Roanoke Times Copyright (c) 1995, Landmark Communications, Inc. DATE: WEDNESDAY, March 13, 1991 TAG: 9103130088 SECTION: NATIONAL/INTERNATIONAL PAGE: A-5 EDITION: METRO SOURCE: The Washington Post DATELINE: WASHINGTON LENGTH: Medium
"What you've got here is a collective action that worked well and tweaked the feelings of guilt of everyone who was not sacrificing," said Will Marshall, president of the Progressive Policy Institute, a centrist Democratic think tank that has made national service one of its major causes.
But the outcome of the conflict with Iraq also presented supporters of various national service schemes with a large problem: The very successes of the war - how fast it went, how low the casualties were, how skilled the troops proved to be - may have been the best argument ever for the volunteer military. Why, ask opponents of national service, alter what works?
"The volunteer military has given us the best qualified, the best motivated and the best educated force ever - and that enabled it to handle the sophisticated equipment and to perform so superlatively," said Doug Bandow, a senior fellow at the libertarian Cato Institute.
Although Bandow opposed the gulf war, he argued that the conflict "proved you can get young people to come forward and defend their country if they think the interests at stake are worth defending."
Charles Moskos, a sociologist at Northwestern University whose book, "A Call To Civic Service," has become a manifesto for the national service movement, said that the war's brevity and low casualties short-circuited a burgeoning national debate over whether the obligation to defend the country was being borne fairly - and whether it was being borne disproportionately by blacks.
But Moskos thinks the public discussion of the military's role in giving lower-income Americans a chance at advancement may play back into the national service debate as the military shrinks from 2.1 million people to a projected 1.6 million by 1996.
"The fact that there won't be options for working-class youth to bootstrap themselves up through service will create a demand for more options," he said.
At its heart, the argument for national service is about the old American civic ideal that citizenship carries not only rights but obligations.
William F. Buckley Jr., the conservative columnist who has become an unexpected ally of the national service movement, summarized the impulse behind service in the one-word title of his recent book on the subject: "Gratitude."
But at another level, the quest for national service is a particular obsession of Democrats who think that middle-class voters are wary of welfare programs but are prepared to back programs like the old G.I. Bill, which provided generous benefits to those who were widely thought to have earned them through service in World War II. The advantage of such programs, says Sen.

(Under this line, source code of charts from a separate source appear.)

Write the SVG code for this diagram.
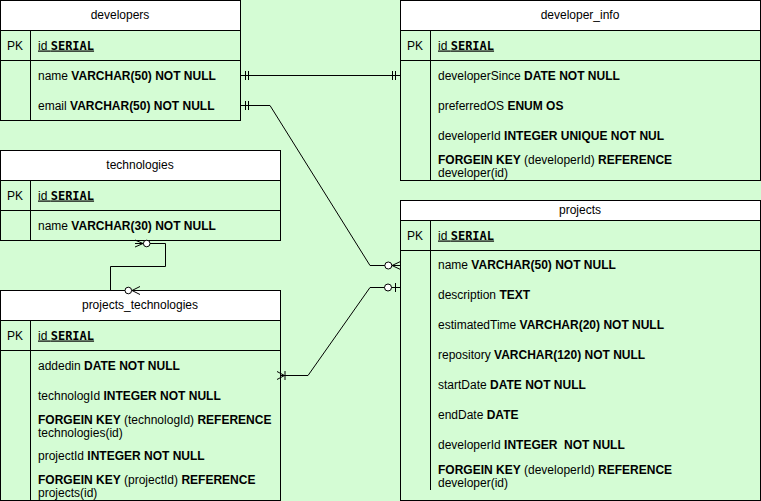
<svg xmlns="http://www.w3.org/2000/svg" width="761" height="501" viewBox="0 0 761 501">
<style>
.bg{fill:#d4fcd4}
.tbl{fill:#d4fcd4;stroke:#000;stroke-width:1}
.hdr{fill:#fff;stroke:#000;stroke-width:1}
.ln{stroke:#000;stroke-width:1;fill:none}
text{font-family:"Liberation Sans",Arial,sans-serif;font-size:12px;fill:#000;white-space:pre}
.t{text-anchor:middle}
.pk{text-anchor:middle}
.b{font-weight:bold}
.m{font-family:"DejaVu Sans Mono",monospace;font-weight:bold}
.u{text-decoration:underline}
.c{stroke:#000;stroke-width:1;fill:none}
.o{stroke:#000;stroke-width:1;fill:#fff}
</style>
<rect class="bg" x="0" y="0" width="761" height="501"/>

<g id="developers">
<rect class="tbl" x="0.5" y="0.5" width="240" height="120"/>
<rect class="hdr" x="0.5" y="0.5" width="240" height="30"/>
<path class="ln" d="M0.5,60.5H240.5M30.5,30.5V120.5"/>
<text class="t" x="120" y="19">developers</text>
<text class="pk" x="15" y="49.5">PK</text>
<text class="u" x="38" y="49.5">id <tspan class="m">SERIAL</tspan></text>
<text x="38" y="80">name <tspan class="b">VARCHAR(50) NOT NULL</tspan></text>
<text x="38" y="110">email <tspan class="b">VARCHAR(50) NOT NULL</tspan></text>
</g>

<g id="developer_info">
<rect class="tbl" x="400.5" y="0.5" width="360" height="180"/>
<rect class="hdr" x="400.5" y="0.5" width="360" height="30"/>
<path class="ln" d="M400.5,60.5H760.5M430.5,30.5V180.5"/>
<text class="t" x="580" y="19">developer_info</text>
<text class="pk" x="415" y="49.5">PK</text>
<text class="u" x="438" y="49.5">id <tspan class="m">SERIAL</tspan></text>
<text x="438" y="80">developerSince <tspan class="b">DATE NOT NULL</tspan></text>
<text x="438" y="110">preferredOS <tspan class="b">ENUM OS</tspan></text>
<text x="438" y="140">developerId <tspan class="b">INTEGER UNIQUE NOT NUL</tspan></text>
<text x="438" y="164"><tspan class="b">FORGEIN KEY</tspan> (developerId) <tspan class="b">REFERENCE</tspan></text>
<text x="438" y="177">developer(id)</text>
</g>

<g id="technologies">
<rect class="tbl" x="0.5" y="150.5" width="280" height="90"/>
<rect class="hdr" x="0.5" y="150.5" width="280" height="30"/>
<path class="ln" d="M0.5,210.5H280.5M30.5,180.5V240.5"/>
<text class="t" x="140" y="169">technologies</text>
<text class="pk" x="15" y="199.5">PK</text>
<text class="u" x="38" y="199.5">id <tspan class="m">SERIAL</tspan></text>
<text x="38" y="230">name <tspan class="b">VARCHAR(30) NOT NULL</tspan></text>
</g>

<g id="projects_technologies">
<rect class="tbl" x="0.5" y="290.5" width="280" height="210"/>
<rect class="hdr" x="0.5" y="290.5" width="280" height="30"/>
<path class="ln" d="M0.5,350.5H280.5M30.5,320.5V500.5"/>
<text class="t" x="140" y="309">projects_technologies</text>
<text class="pk" x="15" y="339.5">PK</text>
<text class="u" x="38" y="339.5">id <tspan class="m">SERIAL</tspan></text>
<text x="38" y="369.5">addedin <tspan class="b">DATE NOT NULL</tspan></text>
<text x="38" y="399.5">technologId <tspan class="b">INTEGER NOT NULL</tspan></text>
<text x="38" y="424"><tspan class="b">FORGEIN KEY</tspan> (technologId) <tspan class="b">REFERENCE</tspan></text>
<text x="38" y="437">technologies(id)</text>
<text x="38" y="459.5">projectId <tspan class="b">INTEGER NOT NULL</tspan></text>
<text x="38" y="484"><tspan class="b">FORGEIN KEY</tspan> (projectId) <tspan class="b">REFERENCE</tspan></text>
<text x="38" y="497">projects(id)</text>
</g>

<g id="projects">
<rect class="tbl" x="400.5" y="200.5" width="360" height="300"/>
<rect class="hdr" x="400.5" y="200.5" width="360" height="20"/>
<path class="ln" d="M400.5,250.5H760.5M430.5,220.5V490"/>
<text class="t" x="580" y="214">projects</text>
<text class="pk" x="415" y="239.5">PK</text>
<text class="u" x="438" y="239.5">id <tspan class="m">SERIAL</tspan></text>
<text x="438" y="269">name <tspan class="b">VARCHAR(50) NOT NULL</tspan></text>
<text x="438" y="299">description <tspan class="b">TEXT</tspan></text>
<text x="438" y="329">estimatedTime <tspan class="b">VARCHAR(20) NOT NULL</tspan></text>
<text x="438" y="359">repository <tspan class="b">VARCHAR(120) NOT NULL</tspan></text>
<text x="438" y="389">startDate <tspan class="b">DATE NOT NULL</tspan></text>
<text x="438" y="419">endDate <tspan class="b">DATE</tspan></text>
<text x="438" y="449">developerId <tspan class="b">INTEGER  NOT NULL</tspan></text>
<text x="438" y="474"><tspan class="b">FORGEIN KEY</tspan> (developerId) <tspan class="b">REFERENCE</tspan></text>
<text x="438" y="487">developer(id)</text>
</g>

<g id="connectors">
<path class="c" d="M240.5,75.5H400.5M245.5,71V80M248.5,71V80M392.5,71V80M395.5,71V80"/>
<path class="c" d="M240.5,105.5H270L370,265.5H400.5M245.5,101V110M248.5,101V110M392,265.5L400.5,261.5M392,265.5L400.5,269.5"/>
<circle class="o" cx="388.3" cy="265.5" r="3.5"/>
<path class="c" d="M280,375.5H308L370,287.5H400.5M395.5,283V292M277,371.5L284.5,375.5L277,379.5M285,371V380"/>
<circle class="o" cx="388" cy="287.5" r="3.5"/>
<path class="c" d="M135,243.5H165.5V266.5H110.5V290.5H140M135,240L143,243.5L135,247M132,290.5L140,286.5M132,290.5L140,294.5"/>
<circle class="o" cx="146.7" cy="243.5" r="3.3"/>
<circle class="o" cx="128.3" cy="290.5" r="3.3"/>
</g>
</svg>
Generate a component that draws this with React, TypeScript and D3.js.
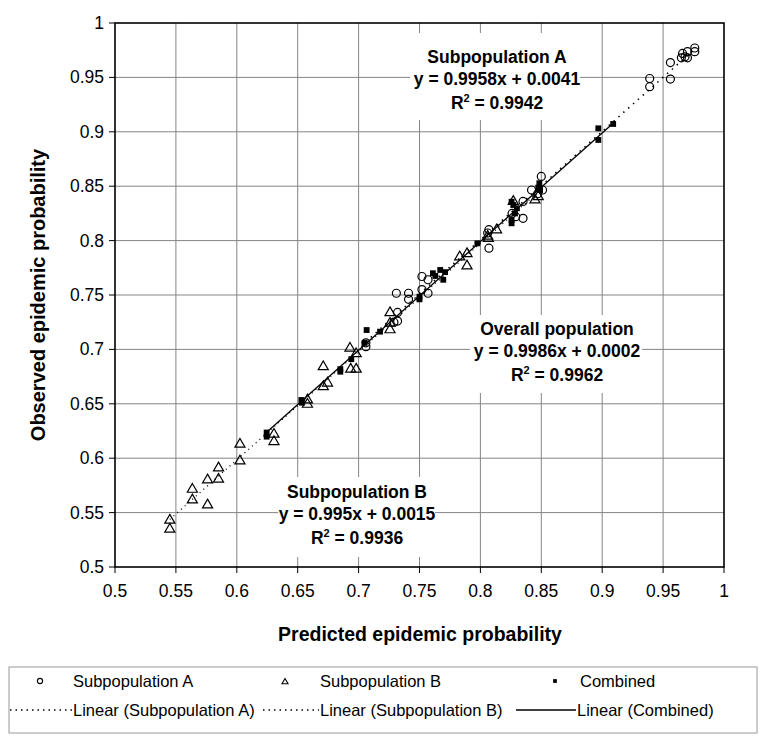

Sam Nunn, D-Ga., is that they restore "the crucial link between civic duty and public reward." They also did a lot to promote upward mobility.
The national service approach being pushed by Nunn, Rep. Dave McCurdy, D-Okla., and Marshall's Progressive Policy Institute would replace existing student aid programs with a system through which volunteers in the military or in a domestic Citizens Corps would receive vouchers that could be used for college, job training or to make a down payment on a home.
But that approach has run into fierce objections from liberals who argue that the Nunn-McCurdy approach would in effect require national service only of lower-income students who needed the federal money.
Some national service advocates have proposed turning the Nunn-McCurdy proposal on its head. After college, students would be allowed to pay back government benefits not with money but with time served in pursuits like teaching or police work.